Life is beginning to emerge again in the charred earth left behind after the Lolo Peak Fire burned so furiously last summer. Here, you can still smell the burn, but you can also hear birds and the wildlife.

There is life left in the trees underneath the blackened bark, salvageable logs about to be harvested by the Montana DNRC.

“You’d be amazed. You get them to the mill, get them to the barker and there’s still good wood inside so there’s still value to the wood,” said Thayer Jacques, the Montana DNRC’s forester in Hamilton.

There are more than a thousand acres in this particular project with more than 400 acres marked for harvest. It’s estimated there is more than 2 million board feet here, providing anywhere from $80,000 to $100,000 for the common schools trust.

“The main thing here is if we just allowed this to go, all these dead trees would eventually fall over. Then you’re at a threat for re-burn and not only that, we’ve lost value to these trees,” Jacques said. “Those are school trust lands so all funds and monies and proceeds from this sale goes to the common school trust K-12. So part of my responsibility as a land manager for DNRC and on these trust lands is to produce some income for the school trust so if we were to let these trees go, we would lose all that value to the school trust.”

The project aims to protect wildlife. They’re leaving two-trees-per-acre for the cavity dwellers, and two entire sections won’t be touched to protect the habitat of the black-backed woodpecker.

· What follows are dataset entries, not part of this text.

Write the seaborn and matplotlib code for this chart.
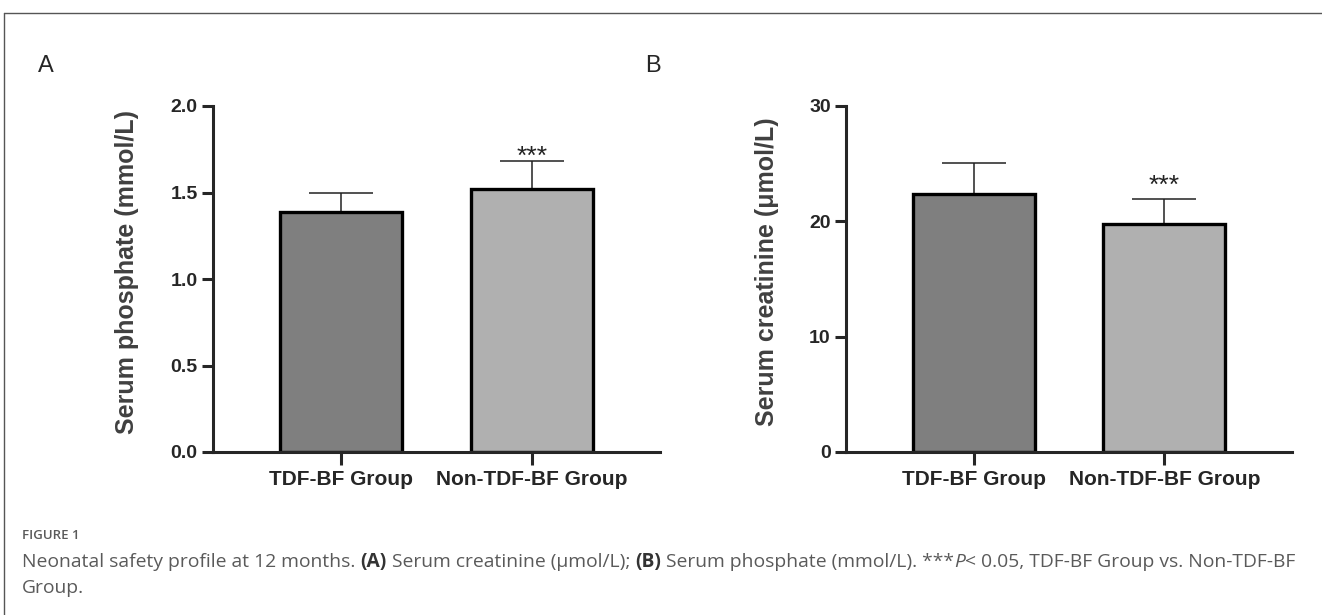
import matplotlib
matplotlib.use('Agg')
import matplotlib.pyplot as plt
from matplotlib.lines import Line2D
from matplotlib.ticker import FormatStrFormatter
import numpy as np
import pandas as pd
import seaborn as sns

# data
groups = ['TDF-BF Group', 'Non-TDF-BF Group']
phosphate_mean = [1.39, 1.52]
phosphate_sd = [0.11, 0.16]
creatinine_mean = [22.4, 19.8]
creatinine_sd = [2.7, 2.1]
bar_colors = ['#7f7f7f', '#b0b0b0']

W, H = 1322, 615

sns.set_style('ticks')
plt.rcParams['font.family'] = ['Liberation Sans', 'DejaVu Sans']

fig = plt.figure(figsize=(W / 100, H / 100), dpi=100)


def draw_panel(ax, means, sds, ylim, yticks, fmt, ylabel, star_off, label_x):
    df = pd.DataFrame({'group': groups, 'value': means})
    sns.barplot(data=df, x='group', y='value', hue='group', palette=bar_colors,
                width=0.64, edgecolor='black', linewidth=2.4, errorbar=None,
                legend=False, ax=ax)
    x = np.arange(len(groups))
    ax.errorbar(x, means, yerr=[np.zeros(len(sds)), sds], fmt='none',
                ecolor='#222222', elinewidth=1.1, capsize=23, capthick=1.1,
                zorder=0.5)
    # significance mark on the second group
    ax.annotate('***', (x[1], means[1] + sds[1]), xytext=(0, star_off),
                textcoords='offset points', ha='center', va='baseline',
                fontsize=19, color='#222222')
    ax.set_xlim(-0.67, 1.67)
    ax.set_ylim(*ylim)
    ax.set_yticks(yticks)
    ax.yaxis.set_major_formatter(FormatStrFormatter(fmt))
    ax.set_xlabel('')
    ax.set_ylabel(ylabel, fontsize=18, fontweight='bold', color='#404040')
    ax.yaxis.set_label_coords(label_x, 0.52)
    sns.despine(ax=ax)
    for s in ['left', 'bottom']:
        ax.spines[s].set_linewidth(2.2)
    ax.tick_params(axis='y', length=8, width=2.2, labelsize=14, pad=3)
    ax.tick_params(axis='x', length=9, width=2.2, labelsize=15, pad=4)
    for lab in ax.get_xticklabels() + ax.get_yticklabels():
        lab.set_fontweight('bold')


ax1 = fig.add_axes([213 / W, 163 / H, 447 / W, 346 / H])
draw_panel(ax1, phosphate_mean, phosphate_sd, (0, 2.0), [0, 0.5, 1.0, 1.5, 2.0],
           '%.1f', 'Serum phosphate (mmol/L)', -1.5, -0.165)

ax2 = fig.add_axes([846 / W, 163 / H, 446 / W, 346 / H])
draw_panel(ax2, creatinine_mean, creatinine_sd, (0, 30), [0, 10, 20, 30],
           '%d', 'Serum creatinine (μmol/L)', 5, -0.15)

fig.text(38 / W, 1 - 72 / H, 'A', fontsize=17, va='baseline')
fig.text(645 / W, 1 - 72 / H, 'B', fontsize=17, va='baseline')

# page frame
fig.add_artist(Line2D([4 / W, 4 / W], [0, 1 - 13 / H], color='#555555', lw=1))
fig.add_artist(Line2D([4 / W, 1], [1 - 13 / H, 1 - 13 / H], color='#555555', lw=1))

# caption
renderer = fig.canvas.get_renderer()
cap_font = ['Open Sans', 'DejaVu Sans']


def text_width(s, size, weight='normal', style='normal'):
    t = fig.text(0, 0, s, fontsize=size, fontweight=weight, fontstyle=style,
                 family=cap_font)
    w = t.get_window_extent(renderer).width
    t.remove()
    return w


def caption_line(pieces, x_px, y_px, size):
    sw = text_width('n n', size) - text_width('nn', size)
    x = x_px
    for s, weight, style, color in pieces:
        lead = len(s) - len(s.lstrip(' '))
        trail = len(s) - len(s.rstrip(' '))
        x += lead * sw
        t = fig.text(x / W, 1 - y_px / H, s.strip(' '), fontsize=size,
                     fontweight=weight, fontstyle=style, color=color,
                     family=cap_font, va='baseline')
        x = t.get_window_extent(renderer).x1 + trail * sw


grey = '#5a5a5a'
dark = '#333333'
fig.text(22 / W, 1 - 539 / H, 'FIGURE 1', fontsize=9.5, fontweight='semibold',
         color=grey, family=cap_font, va='baseline')
caption_line([
    ('Neonatal safety profile at 12 months. ', 'normal', 'normal', grey),
    ('(A)', 'bold', 'normal', dark),
    (' Serum creatinine (μmol/L); ', 'normal', 'normal', grey),
    ('(B)', 'bold', 'normal', dark),
    (' Serum phosphate (mmol/L). ***', 'normal', 'normal', grey),
    ('P', 'normal', 'italic', grey),
    ('< 0.05, TDF-BF Group vs. Non-TDF-BF', 'normal', 'normal', grey),
], 22, 567, 13.9)
caption_line([('Group.', 'normal', 'normal', grey)], 22, 593, 13.9)

fig.savefig('out.png', dpi=100)
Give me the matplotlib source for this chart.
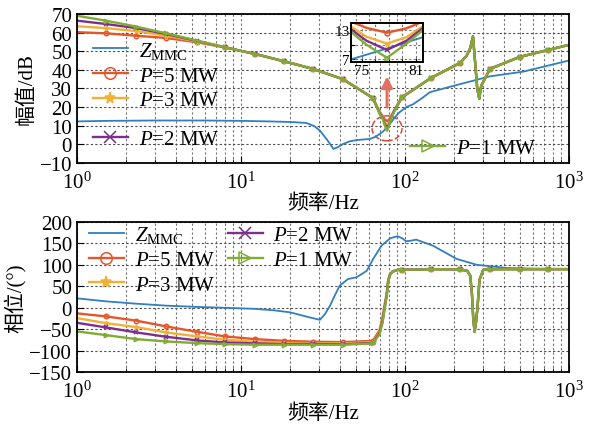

Trees not suitable for salvage will get knocked down to become part of the forest floor. Without a harvest, the trees create hazards and could re-burn if fires return to this area again. The new roads will stay too, but will soon be covered in grass.

“We built about three miles of roads to be kept as maintenance and for future projects when the next harvest would be here. In several decades down the road, the roads will be here for the next forester.

Jacques says the DNRC received overwhelmingly positive comments about this project which should be done by December.

Pyramid Mountain Lumber of Seeley Lake won the bid to process the logs.